You have a matrix data that you transpose into datat. From this transposed matrix, you extract specific elements (r3 and r2) to compute a new vector P1. Then, you create a diagonal matrix M from this vector and compute its determinant using MATLAB's det() function.

https://www.mathworks.com/help/matlab/ref/det.html

You seek clarification on whether the determinant calculated (det = 1.3971e+03) is accurate or if there is an error in your approach. Please see attached.

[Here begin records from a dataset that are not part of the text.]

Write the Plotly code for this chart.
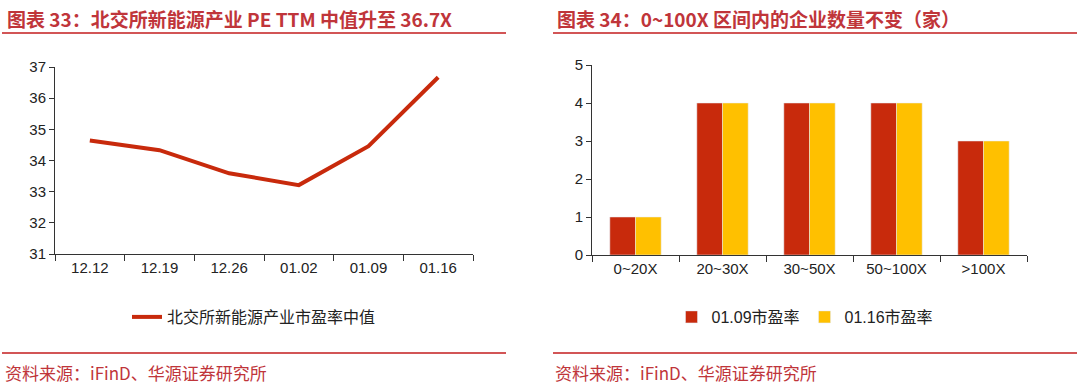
import plotly.graph_objects as go

dates = ["12.12", "12.19", "12.26", "01.02", "01.09", "01.16"]
pe_median = [34.64, 34.33, 33.59, 33.21, 34.46, 36.67]

bins = ["0~20X", "20~30X", "30~50X", "50~100X", ">100X"]
count_0109 = [1, 4, 4, 4, 3]
count_0116 = [1, 4, 4, 4, 3]

W, H = 1080, 388
RED = "#C82A0C"
YEL = "#FFC000"
TRED = "#C0353A"
LRED = "#D25556"
FONT = "Liberation Sans, Arial, Noto Sans CJK SC, sans-serif"
CJK = "Noto Sans CJK SC"

def px(x):
    return x / W

def py(y):
    return 1 - y / H

fig = go.Figure()
fig.add_trace(go.Scatter(x=dates, y=pe_median, mode="lines", name="北交所新能源产业市盈率中值",
                         line=dict(color=RED, width=4), xaxis="x", yaxis="y", legend="legend"))
fig.add_trace(go.Bar(x=bins, y=count_0109, name="01.09市盈率", marker_color=RED,
                     xaxis="x2", yaxis="y2", legend="legend2"))
fig.add_trace(go.Bar(x=bins, y=count_0116, name="01.16市盈率", marker_color=YEL,
                     xaxis="x2", yaxis="y2", legend="legend2"))

axis_common = dict(showgrid=False, zeroline=False, showline=True, linecolor="#333333", linewidth=1,
                   ticks="outside", tickcolor="#333333", automargin=False,
                   tickfont=dict(family=FONT, size=15, color="#222222"))

fig.update_layout(
    width=W, height=H, margin=dict(l=0, r=0, t=0, b=0, autoexpand=False),
    paper_bgcolor="white", plot_bgcolor="white",
    bargap=0.41, bargroupgap=0,
    xaxis=dict(domain=[px(55), px(473)], anchor="y", type="category", tickson="boundaries",
               range=[-0.5, 5.5], ticklen=6, **axis_common),
    yaxis=dict(domain=[py(254), py(67)], anchor="x", range=[31, 37], dtick=1, ticklen=5, **axis_common),
    xaxis2=dict(domain=[px(592), px(1027)], anchor="y2", type="category", tickson="boundaries",
                range=[-0.5, 4.5], ticklen=6, **axis_common),
    yaxis2=dict(domain=[py(255), py(65)], anchor="x2", range=[0, 5], dtick=1, ticklen=5, **axis_common),
    legend=dict(x=px(254), y=py(317), xanchor="center", yanchor="middle", orientation="h",
                font=dict(family=CJK, size=16, color="#222222"), bgcolor="rgba(0,0,0,0)"),
    legend2=dict(x=px(805), y=py(317), xanchor="center", yanchor="middle", orientation="h",
                 font=dict(family=FONT, size=16, color="#222222"), bgcolor="rgba(0,0,0,0)",
                 tracegroupgap=0),
    showlegend=True,
)

ann = [
    dict(text="<b>图表 33：北交所新能源产业 PE TTM 中值升至 36.7X</b>", x=px(5), y=py(18)),
    dict(text="<b>图表 34：0~100X 区间内的企业数量不变（家）</b>", x=px(555), y=py(18)),
    dict(text="资料来源：iFinD、华源证券研究所", x=px(3), y=py(372)),
    dict(text="资料来源：iFinD、华源证券研究所", x=px(553), y=py(372)),
]
for i, a in enumerate(ann):
    fig.add_annotation(text=a["text"], x=a["x"], y=a["y"], xref="paper", yref="paper",
                       xanchor="left", yanchor="middle", showarrow=False,
                       font=dict(family=CJK, size=19 if i < 2 else 17, color=TRED))

for (x0, x1) in [(2, 506), (553, 1077)]:
    for yy in (33, 353):
        fig.add_shape(type="line", xref="paper", yref="paper", x0=px(x0), x1=px(x1),
                      y0=py(yy), y1=py(yy), line=dict(color=LRED, width=2))

fig.write_html("out.html", config={"displayModeBar": False},
               post_script="document.body.style.margin='0';document.body.style.overflow='hidden';")
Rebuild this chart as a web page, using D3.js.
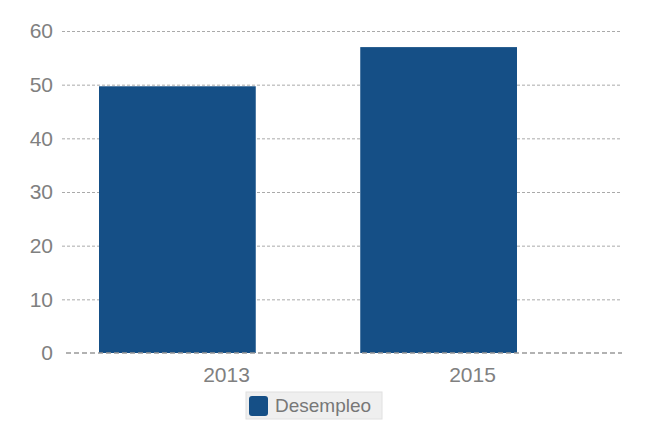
<!DOCTYPE html>
<html>
<head>
<meta charset="utf-8">
<script src="https://cdn.jsdelivr.net/npm/d3@7"></script>
<style>
  body { margin: 0; background: #fff; }
  svg { display: block; font-family: "Liberation Sans", Arial, sans-serif; }
</style>
</head>
<body>
<svg id="chart" width="671" height="429"></svg>
<script>
const years = ['2013', '2015']
const desempleo = [49.7, 57.0]
const yTicks = [0, 10, 20, 30, 40, 50, 60]
const seriesName = 'Desempleo'

const svg = d3.select('#chart')
const barColor = '#154f86'
const textColor = '#808080'

const y = d3.scaleLinear().domain([0, 60]).range([353, 31])

// bars and labels sit on slightly different positions in the original
const xBar = d3.scaleBand().domain(years).range([99, 517])
    .paddingInner(0.4).paddingOuter(0)
const xLabel = d3.scalePoint().domain(years).range([226, 472])

// gridlines + y labels
const gy = svg.append('g')
    .attr('transform', 'translate(62,0)')
    .call(d3.axisLeft(y).tickValues(yTicks).tickSize(-560).tickPadding(9))
gy.select('.domain').remove()
gy.selectAll('.tick line')
    .attr('stroke', '#aaa')
    .attr('stroke-dasharray', '3,2')
    .attr('opacity', d => d === 0 ? 0 : 1)
gy.selectAll('.tick text')
    .attr('fill', textColor)
    .attr('font-size', 21)
    .attr('font-family', '"Liberation Sans", Arial, sans-serif')

// bars
svg.append('g').selectAll('rect')
    .data(desempleo)
    .enter()
    .append('rect')
    .attr('x', (d, i) => xBar(years[i]))
    .attr('y', d => y(d))
    .attr('width', xBar.bandwidth())
    .attr('height', d => y(0) - y(d))
    .attr('fill', barColor)

// zero line on top of the bars
svg.append('line')
    .attr('x1', 66)
    .attr('x2', 622)
    .attr('y1', y(0))
    .attr('y2', y(0))
    .attr('stroke', '#999')
    .attr('stroke-width', 1.6)
    .attr('stroke-dasharray', '5,3')

// x labels
const gx = svg.append('g')
    .attr('transform', `translate(0,${y(0)})`)
    .call(d3.axisBottom(xLabel).tickSize(0).tickPadding(14))
gx.select('.domain').remove()
gx.selectAll('.tick text')
    .attr('fill', textColor)
    .attr('font-size', 21)
    .attr('font-family', '"Liberation Sans", Arial, sans-serif')

// legend
const legend = svg.append('g').attr('transform', 'translate(246,392)')
legend.append('rect')
    .attr('width', 136)
    .attr('height', 27)
    .attr('fill', '#efefef')
    .attr('stroke', '#e0e0e0')
legend.append('rect')
    .attr('x', 3)
    .attr('y', 4)
    .attr('width', 19)
    .attr('height', 20)
    .attr('rx', 3)
    .attr('fill', barColor)
legend.append('text')
    .attr('x', 29)
    .attr('y', 20)
    .attr('font-size', 19)
    .attr('fill', '#777')
    .text(seriesName)
</script>
</body>
</html>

Let me help you understand by breaking down your code.

Data Initialization

   data = [
       3.88,  0.54, 2.34,  3.00;
       18.00, 4.60, 5.20,  6.00;
       23.00, 4.00, 7.40, -2.00
   ];
   datat = data';

This creates a transposed matrix where the rows become columns.

Extracting Values

   r3 = datat(3,2); % This retrieves the element at row 3, column 2
   r2 = datat(2,:); % This retrieves the entire second row

Here, r3 is assigned the value 5.20, and r2 becomes a row vector [0.54, 4.60, 4.00]

Calculating P1

   P1 = r3 * r2; % Multiplying scalar r3 with row vector r2

The result is a row vector: P1 = [5.20 times 0.54, 5.20 times 4.60, 5.20 times 4.00] = [2.8080, 23.9200, 20.8000]

Creating Diagonal Matrix

   M = diag(P1); % Constructs a diagonal matrix from P1

Calculating Determinant

   det = det(M); % Computes the determinant of the diagonal matrix M

For a diagonal matrix M constructed from vector P1, the determinant can be calculated as the product of its diagonal elements:

 de(M) = P1 times P1(2) times P1(3) = 2.8080 times 23.9200 times 20.8000

This multiplication indeed yields approximately 1.3971e+03 confirming that your calculation is accurate. Your code correctly computes the determinant of the diagonal matrix derived from P1. The output you received (det = 1.3971e+03) is indeed correct based on your calculations. If you noted in the Matrix documentation provided, while determinants can give insights into matrix properties (like singularity), they can be sensitive to numerical errors and should not be relied upon solely for determining singularity or conditioning of matrices. If you are concerned about singularity or numerical stability in matrices in future applications, consider using functions like cond() or rcond() for more reliable assessments.

https://www.mathworks.com/help/symbolic/sym.cond.html?searchHighlight=cond&s_tid=srchtitle_support_results_2_cond

https://www.mathworks.com/help/matlab/ref/rcond.html?s_tid=doc_ta

This thorough breakdown should clarify any doubts regarding your MATLAB code and the accuracy of the determinant computed therein!

Hope this helps.